* begin Supplied material *
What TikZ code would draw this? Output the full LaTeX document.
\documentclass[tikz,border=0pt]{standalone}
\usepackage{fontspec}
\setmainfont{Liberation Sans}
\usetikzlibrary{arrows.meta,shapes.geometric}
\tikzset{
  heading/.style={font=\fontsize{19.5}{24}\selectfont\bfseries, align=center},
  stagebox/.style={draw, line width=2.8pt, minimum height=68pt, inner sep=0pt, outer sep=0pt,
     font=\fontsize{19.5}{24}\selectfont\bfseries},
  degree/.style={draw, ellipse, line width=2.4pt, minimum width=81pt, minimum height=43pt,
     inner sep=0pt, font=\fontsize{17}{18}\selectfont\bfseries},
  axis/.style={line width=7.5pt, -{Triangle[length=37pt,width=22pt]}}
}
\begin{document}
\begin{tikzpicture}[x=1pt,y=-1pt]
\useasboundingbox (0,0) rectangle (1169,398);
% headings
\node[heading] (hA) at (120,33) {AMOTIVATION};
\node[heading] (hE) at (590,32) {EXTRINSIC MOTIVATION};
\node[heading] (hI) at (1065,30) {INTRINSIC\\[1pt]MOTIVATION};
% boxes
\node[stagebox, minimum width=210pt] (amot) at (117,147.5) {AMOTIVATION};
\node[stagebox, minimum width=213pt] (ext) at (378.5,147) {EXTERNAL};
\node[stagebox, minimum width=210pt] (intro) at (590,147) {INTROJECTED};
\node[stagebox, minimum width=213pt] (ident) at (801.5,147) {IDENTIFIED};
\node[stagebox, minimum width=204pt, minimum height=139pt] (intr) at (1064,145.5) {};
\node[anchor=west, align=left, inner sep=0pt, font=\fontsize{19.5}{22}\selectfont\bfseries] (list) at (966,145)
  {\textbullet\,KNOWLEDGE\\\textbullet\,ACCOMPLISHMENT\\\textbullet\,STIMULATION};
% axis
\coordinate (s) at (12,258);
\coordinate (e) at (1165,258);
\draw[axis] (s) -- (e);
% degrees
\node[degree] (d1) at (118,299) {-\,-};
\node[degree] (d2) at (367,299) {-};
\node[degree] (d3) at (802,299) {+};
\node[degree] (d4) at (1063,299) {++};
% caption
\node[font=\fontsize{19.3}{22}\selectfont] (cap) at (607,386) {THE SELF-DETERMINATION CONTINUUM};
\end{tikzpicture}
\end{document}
* end Supplied material *
* _What to work on_
Copy out every line of the data above, exactly as given.

* _Exercise answer_
What TikZ code would draw this? Output the full LaTeX document.
\documentclass[tikz,border=0pt]{standalone}
\usepackage{fontspec}
\setmainfont{Liberation Sans}
\usetikzlibrary{arrows.meta,shapes.geometric}
\tikzset{
  heading/.style={font=\fontsize{19.5}{24}\selectfont\bfseries, align=center},
  stagebox/.style={draw, line width=2.8pt, minimum height=68pt, inner sep=0pt, outer sep=0pt,
     font=\fontsize{19.5}{24}\selectfont\bfseries},
  degree/.style={draw, ellipse, line width=2.4pt, minimum width=81pt, minimum height=43pt,
     inner sep=0pt, font=\fontsize{17}{18}\selectfont\bfseries},
  axis/.style={line width=7.5pt, -{Triangle[length=37pt,width=22pt]}}
}
\begin{document}
\begin{tikzpicture}[x=1pt,y=-1pt]
\useasboundingbox (0,0) rectangle (1169,398);
% headings
\node[heading] (hA) at (120,33) {AMOTIVATION};
\node[heading] (hE) at (590,32) {EXTRINSIC MOTIVATION};
\node[heading] (hI) at (1065,30) {INTRINSIC\\[1pt]MOTIVATION};
% boxes
\node[stagebox, minimum width=210pt] (amot) at (117,147.5) {AMOTIVATION};
\node[stagebox, minimum width=213pt] (ext) at (378.5,147) {EXTERNAL};
\node[stagebox, minimum width=210pt] (intro) at (590,147) {INTROJECTED};
\node[stagebox, minimum width=213pt] (ident) at (801.5,147) {IDENTIFIED};
\node[stagebox, minimum width=204pt, minimum height=139pt] (intr) at (1064,145.5) {};
\node[anchor=west, align=left, inner sep=0pt, font=\fontsize{19.5}{22}\selectfont\bfseries] (list) at (966,145)
  {\textbullet\,KNOWLEDGE\\\textbullet\,ACCOMPLISHMENT\\\textbullet\,STIMULATION};
% axis
\coordinate (s) at (12,258);
\coordinate (e) at (1165,258);
\draw[axis] (s) -- (e);
% degrees
\node[degree] (d1) at (118,299) {-\,-};
\node[degree] (d2) at (367,299) {-};
\node[degree] (d3) at (802,299) {+};
\node[degree] (d4) at (1063,299) {++};
% caption
\node[font=\fontsize{19.3}{22}\selectfont] (cap) at (607,386) {THE SELF-DETERMINATION CONTINUUM};
\end{tikzpicture}
\end{document}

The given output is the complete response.